Not surprisingly, beauty is at the heart of the VU VI VO's communal DNA. As a community of practice, they have gone on beauty immersive pilgrimages to art museums in Chicago.[5] They have commissioned a poetic symphony composed by Constantine Caravassilis based on the symbolic patterns of up, in, and out. They have commissioned a visual piece, "Enchanted Reality," based on Colossians.

 

For in him was created the universe of things, both in the heavenly realm and on the earth, all that is seen and all that is unseen. Every seat of power, realm of government, principality, and authority—it all exists through him and for his purpose! He existed before anything was made, and now everything finds completion in him.[6]

 

Here is a practical embodiment of the way of wonder. There are those who talk about missional theory or re-enchantment in the abstract, but at VU VI VO we find an existential engagement with enchantment, beauty, community, and reality. The fruit of all this is life, or more personally, "humanity fully alive."

 

This is a pattern of missions that is guaranteed to make mainstream evangelicalism uncomfortable. It will feel like a thinly veiled capitulation to New Age spirituality approaching the excesses of Burning Man. VU VI VO takes these concerns seriously. Its missional aim is not innovation for the sake of innovation but rather a desire to recapture the ancient spiritual sensibility that has been eclipsed by modernity, to ground a way of viewing the world in biblical truth, historic orthodoxy, and spiritual authenticity. The goal is to be not cool or hip, but godly and holy. To this end, in the spirit of exploration VU VI VO and its ministry team will remain vulnerable, accountable, and humble—to God's Word, to the great historic orthodox Christian tradition, and to godly advisors.

 

This much is certain. If you are going to reach people who are not being reached by the church, you are going to have to do things not being done by the church. It is not much of a spiritual risk because many acknowledge that what we have been doing has failed, is ineffective. As the pundits are pointing to a new way forward—"wonder," "re-enchantment," "beauty," and "belonging"—VU VI VO is showing that way.

 

Do you think it's possible for modern people living in this post-Enlightenment world to re-enchant the world? VU VI VO demonstrates emphatically that the answer is "Yes!"

 

We are living in a deathwork culture experienced as a negative world. Increasingly, this is also a spiritualized deathwork, revealing demonic manifestations. A Christian approach to re-enchantment is the means of being equipped for the spiritual warfare. Uncovering enchantment to reveal the life and beauty of the gospel is a missional vision whose time has come. VU VI VO is the missional tip of the spear in addressing the darkness of our time, the confusion of our youth, and the ugliness of our culture. For seven years of quiet faithfulness, VU VI VO has built a community of practice in Tampa. Though small in its current scope, VU VI VO shines brighter in the darkness. At night, a candle is brighter than the sun. This Christmas we can be grateful for Christ's coming and for his life that shines through VU VI VO. Both bring hope.

 


[1] Julian Barnes, Nothing to be Frightened Of (Vintage Books, 2008), p. 3.

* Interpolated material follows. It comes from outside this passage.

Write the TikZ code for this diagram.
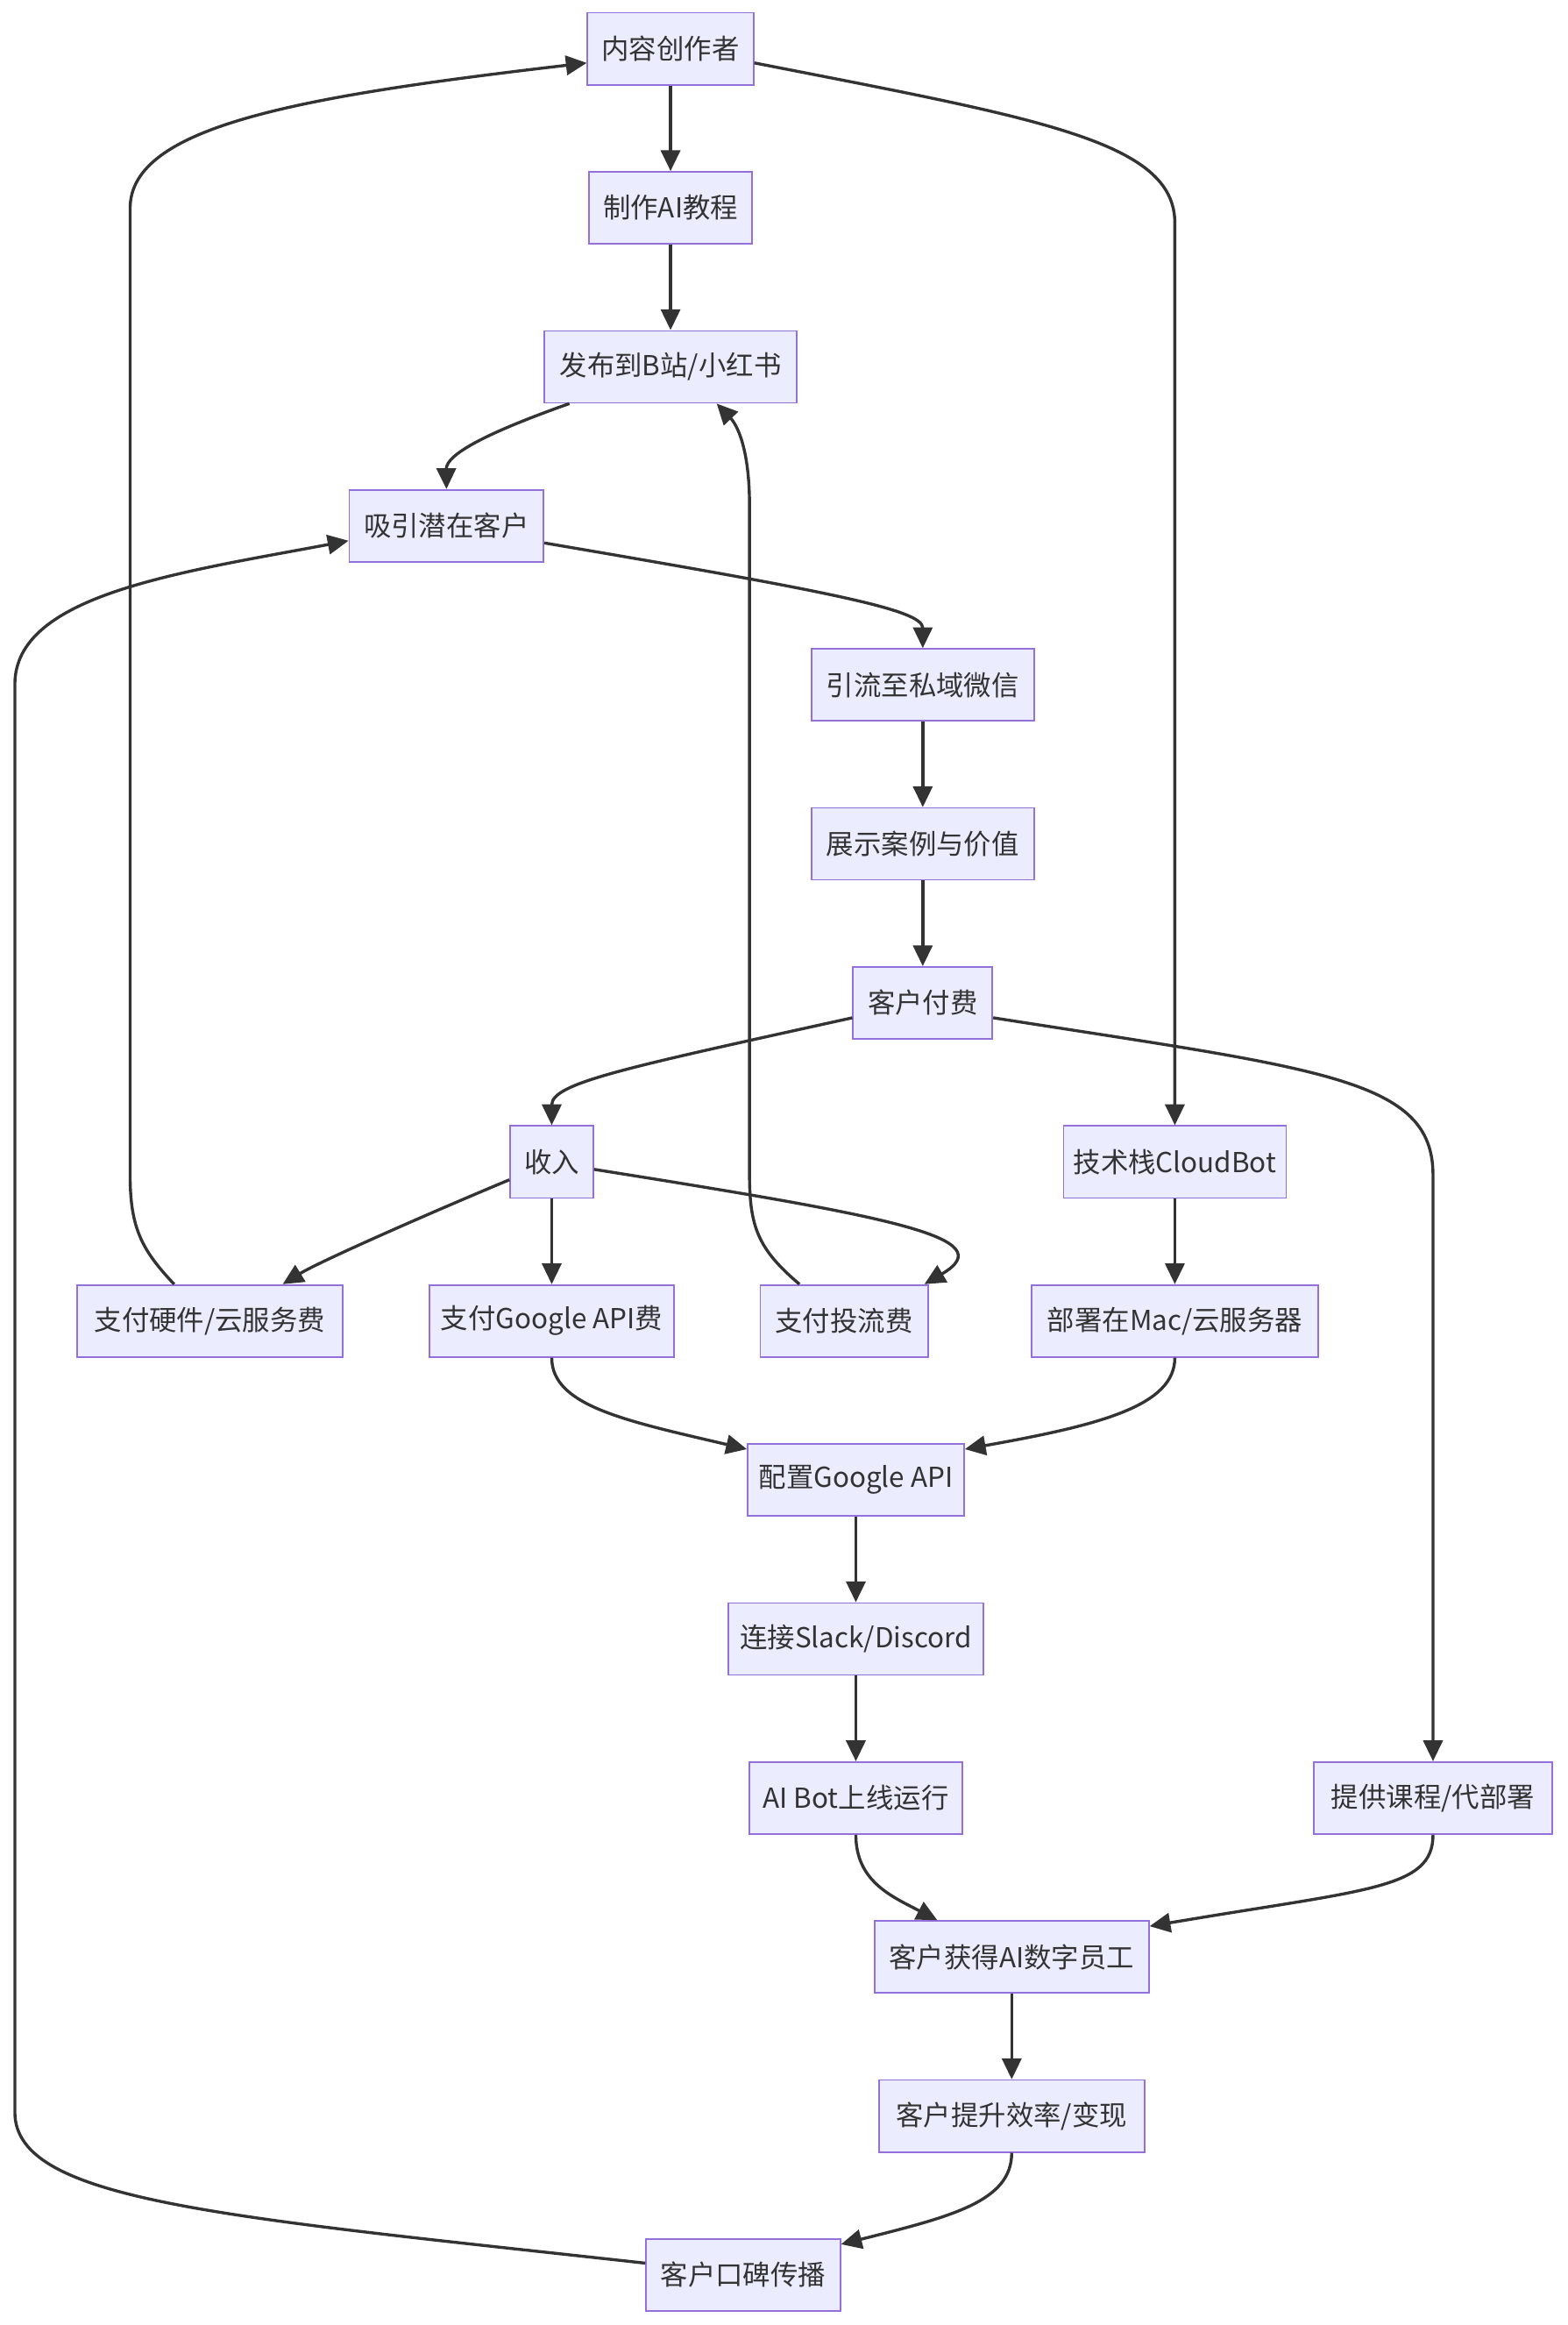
\documentclass[tikz,border=0pt]{standalone}
\usepackage{fontspec}
\setmainfont{Noto Sans CJK SC}
\usetikzlibrary{arrows.meta}
\definecolor{nodefill}{HTML}{ECECFF}
\definecolor{nodeline}{HTML}{9370DB}
\definecolor{edgeline}{HTML}{333333}
\begin{document}
\begin{tikzpicture}[>={Triangle[length=14pt,width=13pt]},x=1pt,y=-1pt,
 font=\fontsize{18.5pt}{22pt}\selectfont,
 box/.style={draw=nodeline,fill=nodefill,line width=1pt,text=edgeline,
 minimum height=48.4pt,inner sep=0pt},
 link/.style={->,draw=edgeline,line width=2pt}]
 \useasboundingbox (0,0) rectangle (1054,1563);
 % boxes, row by row
 \node[box,minimum width=111.7pt] (creator) at (450.9,32.8) {内容创作者};
 \node[box,minimum width=109.7pt] (tutorial) at (450.9,139.7) {制作AI教程};
 \node[box,minimum width=169.6pt] (publish) at (450.9,246.6) {发布到B站/小红书};
 \node[box,minimum width=130.7pt] (attract) at (300.2,353.5) {吸引潜在客户};
 \node[box,minimum width=149.6pt] (wechat) at (620.5,460.4) {引流至私域微信};
 \node[box,minimum width=149.6pt] (showcase) at (620.5,567.3) {展示案例与价值};
 \node[box,minimum width=93.7pt] (pay) at (620.5,674.2) {客户付费};
 \node[box,minimum width=55.9pt] (income) at (371,781.1) {收入};
 \node[box,minimum width=149.6pt] (stack) at (790,781.1) {技术栈CloudBot};
 \node[box,minimum width=178.8pt] (hw) at (141.1,888) {支付硬件/云服务费};
 \node[box,minimum width=164.5pt] (gapi) at (371,888) {支付Google API费};
 \node[box,minimum width=112.7pt] (ads) at (567.6,888) {支付投流费};
 \node[box,minimum width=192.6pt] (deploy) at (790,888) {部署在Mac/云服务器};
 \node[box,minimum width=145.6pt] (config) at (575.5,994.9) {配置Google API};
 \node[box,minimum width=171.6pt] (connect) at (575.5,1101.8) {连接Slack/Discord};
 \node[box,minimum width=143.6pt] (online) at (575.5,1208.7) {AI Bot上线运行};
 \node[box,minimum width=160.6pt] (course) at (963.6,1208.7) {提供课程/代部署};
 \node[box,minimum width=184.5pt] (employee) at (680.3,1315.6) {客户获得AI数字员工};
 \node[box,minimum width=178.6pt] (boost) at (680.3,1422.5) {客户提升效率/变现};
 \node[box,minimum width=130.7pt] (wom) at (499.7,1529.4) {客户口碑传播};
 % links
 \draw[link] (creator) -- (tutorial);
 \draw[link] ([yshift=-9.5pt]creator.east) .. controls (700,80) and (790,95) .. (790,150) -- (stack.north);
 \draw[link] (tutorial) -- (publish);
 \draw[link] ([xshift=-68pt]publish.south) .. controls (330,290) and (300,305) .. (attract.north);
 \draw[link] ([yshift=-11.5pt]attract.east) .. controls (560,398) and (620.5,410) .. (wechat.north);
 \draw[link] (wechat) -- (showcase);
 \draw[link] (showcase) -- (pay);
 \draw[link] ([yshift=-10pt]pay.west) .. controls (420,718) and (371,728) .. (income.north);
 \draw[link] ([yshift=-10pt]pay.east) .. controls (890,719) and (963.6,725) .. (963.6,790) -- (course.north);
 \draw[link] (stack) -- (deploy);
 \draw[link] ([yshift=-12pt]income.west) .. controls (290,815) and (215,848) .. ([xshift=49pt]hw.north);
 \draw[link] (income) -- (gapi);
 \draw[link] ([yshift=-5pt]income.east) .. controls (600,818) and (675,832) .. ([xshift=54pt]ads.north);
 \draw[link] ([xshift=-30pt]ads.north) .. controls (510,840) and (504,825) .. (504,790) -- (504,340)
 .. controls (504,300) and (495,285) .. ([xshift=31pt]publish.south);
 \draw[link] ([xshift=-24pt]hw.north) .. controls (95,840) and (87.5,825) .. (87.5,790) -- (87.5,140)
 .. controls (87.5,85) and (200,65) .. ([yshift=-9.5pt]creator.west);
 \draw[link] (gapi.south) .. controls (371,945) and (420,955) .. ([yshift=-4pt]config.north west);
 \draw[link] (deploy.south) .. controls (790,945) and (740,958) .. ([yshift=-4pt]config.north east);
 \draw[link] (config) -- (connect);
 \draw[link] (connect) -- (online);
 \draw[link] (online.south) .. controls (575.5,1265) and (600,1275) .. ([xshift=-50pt]employee.north);
 \draw[link] (course.south) .. controls (963.6,1270) and (920,1270) .. ([yshift=-4pt]employee.north east);
 \draw[link] (employee) -- (boost);
 \draw[link] (boost.south) .. controls (680.3,1480) and (640,1490) .. ([yshift=-4pt]wom.north east);
 \draw[link] ([yshift=8pt]wom.west) .. controls (150,1490) and (10,1480) .. (10,1420) -- (10,460)
 .. controls (10,400) and (120,385) .. ([yshift=-10pt]attract.west);
\end{tikzpicture}
\end{document}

[2] George Barna, American Worldview Inventory 2021-2022: The Annual Report on the State of Worldview in the United States (Arizona Christian University Press, 2022), p. 22-23.

[3] This is the language of C.S. Lewis in Mere Christianity. An excellent study of this dynamic in Lewis's life and teaching is found in Gary S. Selby, Pursuing an Earthly Spirituality: C.S. Lewis and Incarnational Faith (InterVarsity, 2019).

[4] Christian Smith, Soul Searching: The Religious and Spiritual Lives of American Teenagers (Oxford, 2005), Souls in Transition: The Religious and Spiritual Lives of Emerging Adults (Oxford, 2009), and Lost in Transition: The Dark Side of Emerging Adulthood (Oxford, 2011).

[5] See Matthew J. Milliner, "The Christian Invention of Art," Comment: https://comment.org/the-christian-invention-of-art/.

[6] Colossians 1:16-17 (The Passion Translation).